In many official files are early Filipinos’ seafaring tradition.

The Pintados of Panay frequently raided coastal Fujian across the SCS in southern China. They attacked aboard dozens or hundreds of kora-kora, each bearing 300 warriors. Chinese annals recount how terrified the Fujians were. Only the whites of the raiders’ eyes could be seen; faces and bodies were tattooed, teeth red from betel nut.

Spaniards named the tattooed males and females Pintados. A princess betrothed by her datu-father to a neighboring island chieftain tested the latter by asking for a kora-kora-load of Fujian slaves. She promptly got her wish.

Spaniards called the swift craft caracoa or corcoa, different from the balangay that rode only 40. Rowing kora-kora at 15 knots (28 kph), Moros repelled the conquest of Cotabato and Sulu by Spanish galleons doing only six knots (11 kph).
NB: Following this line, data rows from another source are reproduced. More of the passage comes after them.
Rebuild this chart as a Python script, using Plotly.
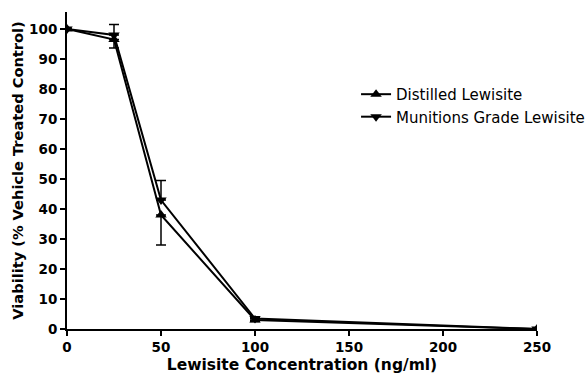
import plotly.graph_objects as go

conc = [0, 25, 50, 100, 250]
distilled = [100, 96.5, 38, 3, 0]
distilled_err_minus = [0, 2.8, 10, 0.5, 0]
distilled_err_plus = [0, 0, 0, 0, 0]
munitions = [100, 98, 43, 3.5, 0]
munitions_err_plus = [0, 3.5, 6.5, 0.5, 0]
munitions_err_minus = [0, 0, 0, 0, 0]

x_ticks = [0, 50, 100, 150, 200, 250]
y_ticks = [0, 10, 20, 30, 40, 50, 60, 70, 80, 90, 100]

FONT = "DejaVu Sans, Liberation Sans, Arial, sans-serif"

fig = go.Figure()
fig.add_trace(go.Scatter(
    x=conc, y=distilled, name="Distilled Lewisite", mode="lines+markers",
    line=dict(color="black", width=2),
    marker=dict(symbol="triangle-up", size=10, color="black"),
    error_y=dict(type="data", symmetric=False, array=distilled_err_plus,
                 arrayminus=distilled_err_minus, color="black", thickness=1.5, width=5),
))
fig.add_trace(go.Scatter(
    x=conc, y=munitions, name="Munitions Grade Lewisite", mode="lines+markers",
    line=dict(color="black", width=2),
    marker=dict(symbol="triangle-down", size=10, color="black"),
    error_y=dict(type="data", symmetric=False, array=munitions_err_plus,
                 arrayminus=munitions_err_minus, color="black", thickness=1.5, width=5),
))

# figure is slightly wider than the window so the legend (which touches the
# right edge in the reference) does not push the plot margins; overflow is hidden
fig.update_layout(
    width=615, height=386,
    margin=dict(l=67, r=78, t=12, b=57),
    paper_bgcolor="white", plot_bgcolor="white",
    font=dict(family=FONT, color="black"),
    showlegend=True,
    legend=dict(x=0.615, y=0.792, xanchor="left", yanchor="top",
                bgcolor="rgba(0,0,0,0)", font=dict(size=15, family=FONT),
                itemwidth=30, tracegroupgap=0),
)
fig.update_xaxes(
    range=[0, 250], tickvals=x_ticks, automargin=False,
    showgrid=False, zeroline=False, showline=True, linecolor="black", linewidth=2,
    ticks="outside", ticklen=5, tickwidth=2, tickcolor="black",
    tickfont=dict(size=13.5, family=FONT, weight="bold"),
    title=dict(text="Lewisite Concentration (ng/ml)",
               font=dict(size=15.5, family=FONT, weight="bold"), standoff=5),
)
fig.update_yaxes(
    range=[0, 105.67], tickvals=y_ticks, automargin=False,
    showgrid=False, zeroline=False, showline=True, linecolor="black", linewidth=2,
    ticks="outside", ticklen=5, tickwidth=2, tickcolor="black",
    ticklabelstandoff=0,
    tickfont=dict(size=13.5, family=FONT, weight="bold"),
    title=dict(text="Viability (% Vehicle Treated Control)",
               font=dict(size=14.6, family=FONT, weight="bold"), standoff=2),
)
fig.write_html(
    "out.html",
    config={"displayModeBar": False},
    post_script="document.body.style.margin='0';document.body.style.overflow='hidden';",
)
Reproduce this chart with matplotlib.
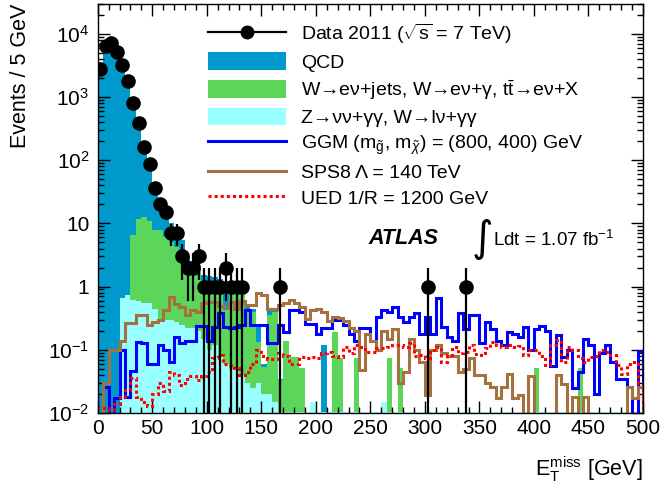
import numpy as np
import matplotlib
matplotlib.use("Agg")
import matplotlib.pyplot as plt
from matplotlib.lines import Line2D
from matplotlib.patches import Patch
from matplotlib.ticker import MultipleLocator, LogLocator, FixedLocator, FixedFormatter, NullFormatter

plt.rcParams['font.family'] = ['Liberation Sans', 'DejaVu Sans']
plt.rcParams['mathtext.fontset'] = 'custom'
plt.rcParams['mathtext.rm'] = 'Liberation Sans'
plt.rcParams['mathtext.it'] = 'Liberation Sans:italic'
plt.rcParams['mathtext.bf'] = 'Liberation Sans:bold'
plt.rcParams['mathtext.sf'] = 'Liberation Sans'

# 5 GeV bins, 0 - 500 GeV
bin_width = 5
n_bins = 100

# observed events per bin
data_2011 = [2770, 6400, 7150, 5150, 3200, 1790, 800, 390, 162, 87,
             36, 20, 15, 7, 7, 3, 2, 2, 3, 1,
             1, 1, 1, 2, 1, 1, 1, 0, 0, 0,
             0, 0, 0, 1, 0, 0, 0, 0, 0, 0,
             0, 0, 0, 0, 0, 0, 0, 0, 0, 0,
             0, 0, 0, 0, 0, 0, 0, 0, 0, 0,
             1, 0, 0, 0, 0, 0, 0, 1, 0, 0,
             0, 0, 0, 0, 0, 0, 0, 0, 0, 0,
             0, 0, 0, 0, 0, 0, 0, 0, 0, 0,
             0, 0, 0, 0, 0, 0, 0, 0, 0, 0]

# stacked background: top of QCD + W + Z
stack_qcd = [2500, 6000, 6300, 5000, 3000, 1500, 720, 340, 150, 75,
             38, 23, 14.5, 10, 7, 5.5, 3, 2.5, 2.2, 1.5,
             1.45, 1.4, 1.3, 0.8, 1.0, 0.95, 0.9, 0.5, 0.45, 0.25,
             0.06, 0.45, 0.42, 0.035, 0.14, 0.078, 0.078, 0.052, 0.0105, 0.015,
             0.0105, 0.12, 0.0105, 0.19, 0.075, 0.0105, 0.0105, 0.075, 0.0105, 0.0105,
             0.0105, 0.0105, 0.015, 0.075, 0.0105, 0.052, 0.0105, 0.0105, 0.0105, 0.0105,
             0.0105, 0.0105, 0.0105, 0.0105, 0.0105, 0.0105, 0.0105, 0.0105, 0.0105, 0.0105,
             0.0105, 0.0105, 0.0105, 0.0105, 0.0105, 0.0105, 0.0105, 0.0105, 0.0105, 0.0105,
             0.052, 0.0105, 0.0105, 0.0105, 0.0105, 0.0105, 0.0105, 0.0105, 0.052, 0.0105,
             0.0105, 0.0105, 0.0105, 0.0105, 0.0105, 0.0105, 0.0105, 0.0105, 0.0105, 0.0105]

# stacked background: top of W + Z
stack_w = [0, 0, 0, 0, 0.65, 0.74, 6.5, 11.7, 12.5, 11,
           8, 8, 6.2, 5, 4.3, 3.5, 2.5, 1.6, 1.8, 1.2,
           1.1, 1.0, 0.9, 0.43, 0.9, 0.85, 0.8, 0.45, 0.4, 0.134,
           0.054, 0.355, 0.4, 0.033, 0.14, 0.078, 0.078, 0.052, 0.0105, 0.015,
           0.0105, 0.0105, 0.0105, 0.19, 0.075, 0.0105, 0.0105, 0.075, 0.0105, 0.0105,
           0.0105, 0.0105, 0.015, 0.075, 0.0105, 0.052, 0.0105, 0.0105, 0.0105, 0.0105,
           0.0105, 0.0105, 0.0105, 0.0105, 0.0105, 0.0105, 0.0105, 0.0105, 0.0105, 0.0105,
           0.0105, 0.0105, 0.0105, 0.0105, 0.0105, 0.0105, 0.0105, 0.0105, 0.0105, 0.0105,
           0.052, 0.0105, 0.0105, 0.0105, 0.0105, 0.0105, 0.0105, 0.0105, 0.052, 0.0105,
           0.0105, 0.0105, 0.0105, 0.0105, 0.0105, 0.0105, 0.0105, 0.0105, 0.0105, 0.0105]

# bottom of stack: Z -> nu nu + gamma gamma, W -> l nu + gamma gamma
stack_z = [0, 0, 0, 0, 0.65, 0.74, 0.62, 0.6, 0.56, 0.55,
           0.45, 0.3, 0.3, 0.3, 0.28, 0.25, 0.22, 0.22, 0.2, 0.15,
           0.1, 0.12, 0.08, 0.06, 0.05, 0.05, 0.04, 0.03, 0.025, 0.03,
           0.02, 0.02, 0.015, 0.0105, 0.0105, 0.0105, 0.0105, 0.0105, 0.0105, 0.015,
           0.0105, 0.0105, 0.0105, 0.0105, 0.0105, 0.0105, 0.0105, 0.0105, 0.0105, 0.0105,
           0.0105, 0.0105, 0.015, 0.0105, 0.0105, 0.0105, 0.0105, 0.0105, 0.0105, 0.0105,
           0.0105, 0.0105, 0.0105, 0.0105, 0.0105, 0.0105, 0.0105, 0.0105, 0.0105, 0.0105,
           0.0105, 0.0105, 0.0105, 0.0105, 0.0105, 0.0105, 0.0105, 0.0105, 0.0105, 0.0105,
           0.0105, 0.0105, 0.0105, 0.0105, 0.0105, 0.0105, 0.0105, 0.0105, 0.0105, 0.0105,
           0.0105, 0.0105, 0.0105, 0.0105, 0.0105, 0.0105, 0.0105, 0.0105, 0.0105, 0.0105]

# signal models
ggm = [0, 0.026, 0, 0.017, 0.1, 0.018, 0.047, 0.134, 0.13, 0.06,
       0.06, 0.12, 0.1, 0.065, 0.16, 0.13, 0.14, 0.14, 0.24, 0.24,
       0.14, 0.23, 0.38, 0.23, 0.22, 0.23, 0.25, 0.43, 0.25, 0.25,
       0.25, 0.13, 0.13, 0.25, 0.19, 0.43, 0.43, 0.4, 0.26, 0.26,
       0.18, 0.22, 0.22, 0.3, 0.3, 0.25, 0.18, 0.14, 0.22, 0.22,
       0.14, 0.33, 0.43, 0.4, 0.48, 0.33, 0.28, 0.33, 0.38, 0.18,
       0.33, 0.18, 0.65, 0.23, 0.16, 0.14, 0.38, 0.21, 0.35, 0.35,
       0.13, 0.28, 0.21, 0.14, 0.12, 0.19, 0.18, 0.16, 0.23, 0.1,
       0.21, 0.24, 0.2, 0.055, 0.17, 0.078, 0.1, 0.025, 0.045, 0.15,
       0.12, 0.02, 0.088, 0.12, 0.065, 0.035, 0.035, 0.026, 0, 0.094]

sps8 = [0, 0.03, 0.1, 0.1, 0.14, 0.27, 0.27, 0.35, 0.35, 0.25,
        0.28, 0.3, 0.43, 0.69, 0.54, 0.48, 0.36, 0.43, 0.4, 0.55,
        0.58, 0.58, 0.5, 0.48, 0.58, 0.45, 0.6, 0.52, 0.52, 0.78,
        0.73, 0.45, 0.45, 0.52, 0.55, 0.61, 0.55, 0.48, 0.31, 0.42,
        0.45, 0.4, 0.29, 0.33, 0.32, 0.29, 0.22, 0.2, 0.048, 0.18,
        0.14, 0.1, 0.2, 0.15, 0.21, 0.03, 0.045, 0.15, 0.1, 0.065,
        0.019, 0.1, 0.12, 0.088, 0.08, 0.08, 0.045, 0.05, 0.075, 0.04,
        0.04, 0.03, 0.026, 0.017, 0.026, 0.042, 0.017, 0.019, 0, 0.038,
        0, 0, 0, 0, 0.04, 0.029, 0, 0.018, 0, 0.018,
        0, 0, 0, 0, 0, 0, 0, 0.026, 0.017, 0.026]

ued = [0.012, 0.012, 0.011, 0.014, 0.018, 0.023, 0.036, 0.018, 0.015, 0.013,
       0.02, 0.03, 0.022, 0.045, 0.04, 0.028, 0.035, 0.038, 0.033, 0.038,
       0.045, 0.075, 0.083, 0.06, 0.057, 0.052, 0.04, 0.045, 0.06, 0.1,
       0.08, 0.072, 0.072, 0.088, 0.08, 0.06, 0.06, 0.078, 0.075, 0.078,
       0.073, 0.088, 0.093, 0.08, 0.078, 0.11, 0.09, 0.119, 0.11, 0.093,
       0.093, 0.105, 0.105, 0.112, 0.119, 0.119, 0.112, 0.13, 0.08, 0.083,
       0.073, 0.099, 0.112, 0.065, 0.083, 0.112, 0.088, 0.093, 0.119, 0.085,
       0.083, 0.105, 0.134, 0.119, 0.112, 0.119, 0.112, 0.115, 0.083, 0.1,
       0.099, 0.08, 0.057, 0.12, 0.143, 0.065, 0.112, 0.099, 0.073, 0.065,
       0.078, 0.08, 0.099, 0.093, 0.083, 0.057, 0.042, 0.06, 0.065, 0.03]

labels = ["Data 2011 ($\\sqrt{\\rm s}$ = 7 TeV)",
          "QCD",
          "W\u2192e\u03bd+jets, W\u2192e\u03bd+\u03b3, t$\\bar{\\rm t}$\u2192e\u03bd+X",
          "Z\u2192\u03bd\u03bd+\u03b3\u03b3, W\u2192l\u03bd+\u03b3\u03b3",
          "GGM (m$_{\\tilde{\\rm g}}$, m$_{\\tilde{\\chi}}$) = (800, 400) GeV",
          "SPS8 \u039b = 140 TeV",
          "UED 1/R = 1200 GeV"]

ytick_vals = [1e-2, 1e-1, 1, 10, 1e2, 1e3, 1e4]
ytick_labels = ["10$^{-2}$", "10$^{-1}$", "1", "10", "10$^{2}$", "10$^{3}$", "10$^{4}$"]

c_qcd = '#0099cc'
c_w = '#5bd65b'
c_z = '#99ffff'
c_ggm = '#0000ff'
c_sps8 = '#a5713f'
c_ued = '#ff0000'

edges = np.arange(n_bins + 1) * bin_width
centers = edges[:-1] + bin_width / 2.0

fig = plt.figure(figsize=(6.65, 4.94), dpi=100)
W, H = 665.0, 494.0
ax = fig.add_axes([97.7 / W, 1 - 413 / H, (643 - 97.7) / W, (413 - 3.6) / H])
ax.set_yscale('log')

floor = 1e-4
ax.stairs(stack_qcd, edges, fill=True, color=c_qcd, baseline=floor, zorder=1)
ax.stairs(stack_w, edges, fill=True, color=c_w, baseline=floor, zorder=1.1)
ax.stairs(stack_z, edges, fill=True, color=c_z, baseline=floor, zorder=1.2)

ax.stairs(np.maximum(ggm, floor), edges, color=c_ggm, lw=2.2, baseline=floor, zorder=2)
ax.stairs(np.maximum(sps8, floor), edges, color=c_sps8, lw=2.2, baseline=floor, zorder=2)
ax.stairs(np.maximum(ued, floor), edges, color=c_ued, lw=2.2, baseline=floor,
          linestyle=(0, (1, 1)), zorder=2)

n = np.array(data_2011, dtype=float)
sel = n > 0
ax.errorbar(centers[sel], n[sel], yerr=np.sqrt(n[sel]), fmt='o', color='k',
            ms=9.5, elinewidth=1.6, capsize=0, zorder=5)

ax.set_xlim(0, 500)
ax.set_ylim(1e-2, 3e4)

ax.xaxis.set_major_locator(MultipleLocator(50))
ax.xaxis.set_minor_locator(MultipleLocator(10))
ax.yaxis.set_major_locator(FixedLocator(ytick_vals))
ax.yaxis.set_major_formatter(FixedFormatter(ytick_labels))
ax.yaxis.set_minor_locator(LogLocator(base=10, subs=np.arange(2, 10), numticks=20))
ax.yaxis.set_minor_formatter(NullFormatter())
ax.tick_params(which='both', direction='in', top=True, right=True, labelsize=15, width=1)
ax.tick_params(which='major', length=8.5)
ax.tick_params(which='minor', length=4.5)
ax.tick_params(axis='x', which='major', pad=4)
ax.tick_params(axis='y', which='major', pad=6)
for sp in ax.spines.values():
    sp.set_linewidth(1.0)
    sp.set_zorder(6)

ax.set_ylabel("Events / 5 GeV", fontsize=15.5, loc='top', labelpad=12)
ax.set_xlabel("E$_{\\rm T}^{\\rm miss}$ [GeV]", fontsize=15.5, loc='right', labelpad=12)

handles = [Line2D([], [], color='k', marker='o', ms=9, lw=1.6),
           Patch(facecolor=c_qcd, edgecolor='none'),
           Patch(facecolor=c_w, edgecolor='none'),
           Patch(facecolor=c_z, edgecolor='none'),
           Line2D([], [], color=c_ggm, lw=2.2),
           Line2D([], [], color=c_sps8, lw=2.2),
           Line2D([], [], color=c_ued, lw=2.2, linestyle=(0, (1, 1)))]
fig.legend(handles, labels, loc='upper left', bbox_to_anchor=(208 / W, 1 - 22 / H),
           bbox_transform=fig.transFigure, frameon=False, fontsize=14,
           handlelength=4.0, handleheight=1.0, handletextpad=0.8,
           labelspacing=0.32, borderpad=0, borderaxespad=0)

fig.text(368 / W, 1 - 238 / H, "ATLAS", fontsize=15.5, fontweight='bold',
         fontstyle='italic', ha='left', va='center')
fig.text(472 / W, 1 - 239 / H, "\u222b", fontsize=30, family='DejaVu Sans',
         ha='left', va='center')
fig.text(493 / W, 1 - 240 / H, "Ldt = 1.07 fb$^{-1}$", fontsize=13.5,
         ha='left', va='center')

fig.savefig("out.png", dpi=100)
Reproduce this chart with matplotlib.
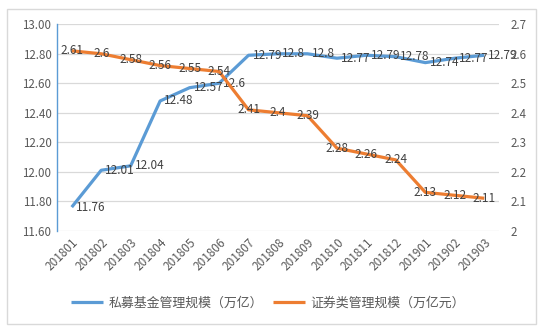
import matplotlib
matplotlib.use("Agg")
import matplotlib.pyplot as plt
from matplotlib.patches import Rectangle

plt.rcParams['font.family'] = ['Noto Sans CJK SC', 'DejaVu Sans']

months = ["201801", "201802", "201803", "201804", "201805", "201806", "201807",
          "201808", "201809", "201810", "201811", "201812", "201901", "201902", "201903"]
private_fund = [11.76, 12.01, 12.04, 12.48, 12.57, 12.6, 12.79, 12.8, 12.8, 12.77,
                12.79, 12.78, 12.74, 12.77, 12.79]
securities = [2.61, 2.6, 2.58, 2.56, 2.55, 2.54, 2.41, 2.4, 2.39, 2.28, 2.26, 2.24,
              2.13, 2.12, 2.11]
name_private = "私募基金管理规模（万亿）"
name_sec = "证券类管理规模（万亿元）"
left_ticks = [11.6, 11.8, 12.0, 12.2, 12.4, 12.6, 12.8, 13.0]
right_ticks = [2.0, 2.1, 2.2, 2.3, 2.4, 2.5, 2.6, 2.7]

BLUE = "#5B9BD5"
ORANGE = "#ED7D31"
TXT = "#595959"
LBL = "#404040"

fig = plt.figure(figsize=(5.42, 3.31), dpi=100)
fig.patches.append(Rectangle((7/542, 1-324/331), (536-7)/542, (324-9)/331,
                             transform=fig.transFigure, fill=False,
                             edgecolor="#D9D9D9", linewidth=1.0))
ax = fig.add_axes([57/542, 1-230.7/331, (499-57)/542, (230.7-24.3)/331])
ax2 = ax.twinx()

x = list(range(len(months)))
ax.plot(x, private_fund, color=BLUE, lw=2.3, solid_capstyle='butt', zorder=3, label=name_private)
ax2.plot(x, securities, color=ORANGE, lw=2.3, solid_capstyle='butt', zorder=3, label=name_sec)

ax.set_xlim(-0.5, len(months) - 0.5)
ax.set_ylim(11.6, 13.0)
ax2.set_ylim(2.0, 2.7)
ax.set_yticks(left_ticks)
ax.set_yticklabels([f"{v:.2f}" for v in left_ticks])
ax2.set_yticks(right_ticks)
ax2.set_yticklabels([f"{v:g}" for v in right_ticks])
ax.set_xticks(x)
ax.set_xticklabels(months, rotation=45, ha='right', rotation_mode='anchor')

ax.grid(axis='y', color="#D9D9D9", lw=0.9)
ax.set_axisbelow(True)
for sp in ['top', 'right', 'bottom']:
    ax.spines[sp].set_visible(False)
ax.spines['left'].set_color(BLUE)
ax.spines['left'].set_linewidth(1.0)
for sp in ax2.spines.values():
    sp.set_visible(False)
ax.tick_params(axis='y', length=0, labelsize=8.3, labelcolor=TXT, pad=4)
ax.tick_params(axis='x', length=0, labelsize=8.5, labelcolor=TXT, pad=4)
ax2.tick_params(axis='y', length=0, labelsize=8.3, labelcolor=TXT, pad=8)

for xi, v in zip(x, private_fund):
    ax.annotate(f"{v:g}", (xi, v), xytext=(3, 0), textcoords='offset points',
                ha='left', va='center', fontsize=8.5, color=LBL, zorder=5)
for xi, v in zip(x, securities):
    ax2.annotate(f"{v:g}", (xi, v), ha='center', va='center', fontsize=8.5,
                 color=LBL, zorder=5)

h1, l1 = ax.get_legend_handles_labels()
h2, l2 = ax2.get_legend_handles_labels()
fig.legend(h1 + h2, l1 + l2, loc='center', bbox_to_anchor=(268/542, 1-303/331),
           ncol=2, frameon=False, fontsize=9.3, labelcolor=TXT,
           handlelength=2.5, handletextpad=0.4, columnspacing=0.8)

fig.savefig("out.png", dpi=100)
Pre-Spanish conquest, Luzon folk crisscrossed the SCS, trading with fellow-Malays in Borneo and Champa (in Vietnam). Luzon’s trade center was Ma-i (Mindoro); Borneo’s was Brunei. The Malay-Polynesian Champa kingdom reigned from the 2nd to the 17th centuries. Luzon and Borneo helped Champa repel Khmer and Indo-Chinese encroachers.

Chinese recorded that Filipinos went to China before Chinese came to the Philippines (William Henry Scott). Till the Tang Dynasty, 618-906, China knew no land between Taiwan and Java. In 972 the Sung Dynasty tried but failed to control the SCS trade. Reported then was the travel time by Malay fast craft from Ma-i and Borneo to China: 30 days.

In 1293 the Yuan Dynasty’s Kublai Khan sent 30,000 foot- and horsemen to exact tribute from the Malays. King Kertanegara of the emergent Majapahit Empire routed the invaders in Java, killing 18,000.

Chinese scrolls extol Zheng He (1371-1433). The Ming court dispatched the royal eunuch to establish trade with India and northeast Africa. In seven voyages in 1405-1433, each with 300 ships, Zheng He hugged the coast of Siam, then hopped south to Java, Borneo onto India, Arabia, Horn of Africa. Never did he cross the SCS to Luzon nor Taiwan.

Two millenniums earlier, ancient Malays – forebears of Filipinos, Indonesians, Malaysians – navigated the Indian Ocean to populate Madagascar. Modern day Malagasy in that huge island east of Africa are mix of blacks and southeast Asian. Many plants and animals there are not in mainland Africa but found in the Malay archipelago 7,700 km away, like cassava, camote, corn.

Malagasy are Africa’s only eaters of rice, also the prime export. Palay is terraced on plowed paddies. Malagasy language is related to Borneo’s Ma’anyan.